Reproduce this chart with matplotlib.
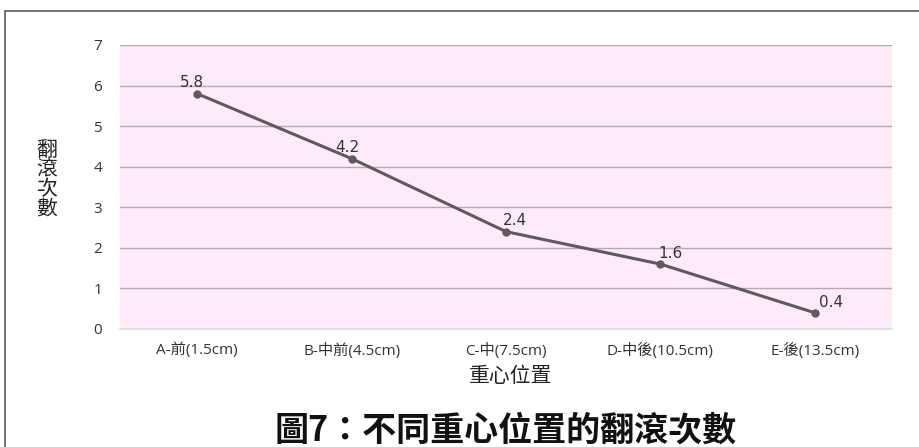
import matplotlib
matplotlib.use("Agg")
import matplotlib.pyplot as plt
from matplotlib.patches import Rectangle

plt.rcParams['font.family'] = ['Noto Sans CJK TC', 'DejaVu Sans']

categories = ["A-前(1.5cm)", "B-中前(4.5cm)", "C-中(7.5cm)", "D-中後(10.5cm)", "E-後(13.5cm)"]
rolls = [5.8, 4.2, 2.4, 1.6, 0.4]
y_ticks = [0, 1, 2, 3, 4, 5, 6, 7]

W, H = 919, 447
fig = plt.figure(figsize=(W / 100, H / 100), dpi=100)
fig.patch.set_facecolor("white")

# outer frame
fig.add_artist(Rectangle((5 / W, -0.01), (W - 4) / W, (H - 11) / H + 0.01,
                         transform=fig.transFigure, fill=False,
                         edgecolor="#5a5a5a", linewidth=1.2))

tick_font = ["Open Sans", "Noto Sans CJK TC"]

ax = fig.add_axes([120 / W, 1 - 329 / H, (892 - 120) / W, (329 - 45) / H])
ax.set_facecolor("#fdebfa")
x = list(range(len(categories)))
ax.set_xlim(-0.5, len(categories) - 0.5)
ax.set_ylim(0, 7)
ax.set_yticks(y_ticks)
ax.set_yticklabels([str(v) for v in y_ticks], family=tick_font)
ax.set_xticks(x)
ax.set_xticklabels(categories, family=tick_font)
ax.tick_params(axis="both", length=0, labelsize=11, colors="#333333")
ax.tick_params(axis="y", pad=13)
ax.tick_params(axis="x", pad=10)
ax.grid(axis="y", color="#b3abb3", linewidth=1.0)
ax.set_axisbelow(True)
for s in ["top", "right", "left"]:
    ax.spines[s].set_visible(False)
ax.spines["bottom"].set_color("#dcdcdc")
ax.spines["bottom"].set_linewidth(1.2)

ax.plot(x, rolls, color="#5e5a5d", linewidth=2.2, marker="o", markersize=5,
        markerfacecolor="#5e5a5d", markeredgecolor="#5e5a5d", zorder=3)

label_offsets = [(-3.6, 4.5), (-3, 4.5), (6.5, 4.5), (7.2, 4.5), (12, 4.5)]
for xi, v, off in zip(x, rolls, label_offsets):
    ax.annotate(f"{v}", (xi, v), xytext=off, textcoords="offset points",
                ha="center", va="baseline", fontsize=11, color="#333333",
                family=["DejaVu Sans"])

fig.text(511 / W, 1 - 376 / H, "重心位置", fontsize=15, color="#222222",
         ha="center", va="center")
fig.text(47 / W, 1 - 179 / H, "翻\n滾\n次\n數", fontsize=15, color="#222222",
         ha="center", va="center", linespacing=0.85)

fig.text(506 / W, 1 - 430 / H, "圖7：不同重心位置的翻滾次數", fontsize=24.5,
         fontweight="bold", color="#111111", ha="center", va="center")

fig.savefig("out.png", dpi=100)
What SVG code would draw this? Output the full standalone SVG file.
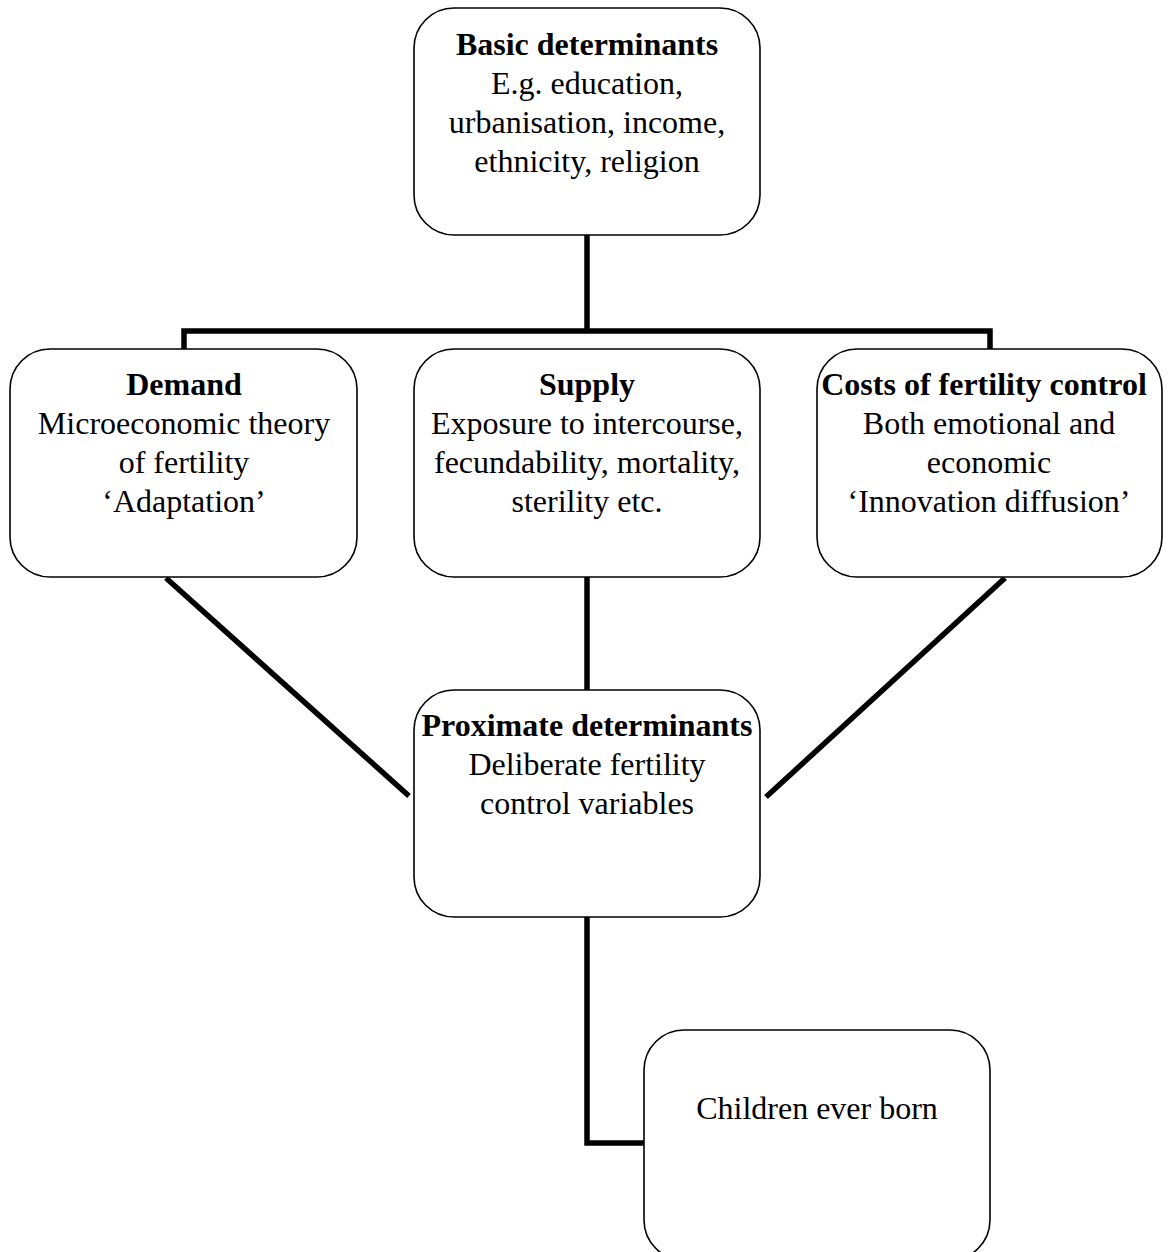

- - - - - - -

Written instruction: Quote the records in their entirety, keeping the wording exact and excluding pictures.

Solution to this problem:
Reproduce this chart with matplotlib.
import matplotlib
matplotlib.use("Agg")
import matplotlib.pyplot as plt
from matplotlib.patches import Rectangle

plt.rcParams['font.family'] = ['Noto Sans CJK TC', 'DejaVu Sans']

categories = ["A-前(1.5cm)", "B-中前(4.5cm)", "C-中(7.5cm)", "D-中後(10.5cm)", "E-後(13.5cm)"]
rolls = [5.8, 4.2, 2.4, 1.6, 0.4]
y_ticks = [0, 1, 2, 3, 4, 5, 6, 7]

W, H = 919, 447
fig = plt.figure(figsize=(W / 100, H / 100), dpi=100)
fig.patch.set_facecolor("white")

# outer frame
fig.add_artist(Rectangle((5 / W, -0.01), (W - 4) / W, (H - 11) / H + 0.01,
                         transform=fig.transFigure, fill=False,
                         edgecolor="#5a5a5a", linewidth=1.2))

tick_font = ["Open Sans", "Noto Sans CJK TC"]

ax = fig.add_axes([120 / W, 1 - 329 / H, (892 - 120) / W, (329 - 45) / H])
ax.set_facecolor("#fdebfa")
x = list(range(len(categories)))
ax.set_xlim(-0.5, len(categories) - 0.5)
ax.set_ylim(0, 7)
ax.set_yticks(y_ticks)
ax.set_yticklabels([str(v) for v in y_ticks], family=tick_font)
ax.set_xticks(x)
ax.set_xticklabels(categories, family=tick_font)
ax.tick_params(axis="both", length=0, labelsize=11, colors="#333333")
ax.tick_params(axis="y", pad=13)
ax.tick_params(axis="x", pad=10)
ax.grid(axis="y", color="#b3abb3", linewidth=1.0)
ax.set_axisbelow(True)
for s in ["top", "right", "left"]:
    ax.spines[s].set_visible(False)
ax.spines["bottom"].set_color("#dcdcdc")
ax.spines["bottom"].set_linewidth(1.2)

ax.plot(x, rolls, color="#5e5a5d", linewidth=2.2, marker="o", markersize=5,
        markerfacecolor="#5e5a5d", markeredgecolor="#5e5a5d", zorder=3)

label_offsets = [(-3.6, 4.5), (-3, 4.5), (6.5, 4.5), (7.2, 4.5), (12, 4.5)]
for xi, v, off in zip(x, rolls, label_offsets):
    ax.annotate(f"{v}", (xi, v), xytext=off, textcoords="offset points",
                ha="center", va="baseline", fontsize=11, color="#333333",
                family=["DejaVu Sans"])

fig.text(511 / W, 1 - 376 / H, "重心位置", fontsize=15, color="#222222",
         ha="center", va="center")
fig.text(47 / W, 1 - 179 / H, "翻\n滾\n次\n數", fontsize=15, color="#222222",
         ha="center", va="center", linespacing=0.85)

fig.text(506 / W, 1 - 430 / H, "圖7：不同重心位置的翻滾次數", fontsize=24.5,
         fontweight="bold", color="#111111", ha="center", va="center")

fig.savefig("out.png", dpi=100)
What SVG code would draw this? Output the full standalone SVG file.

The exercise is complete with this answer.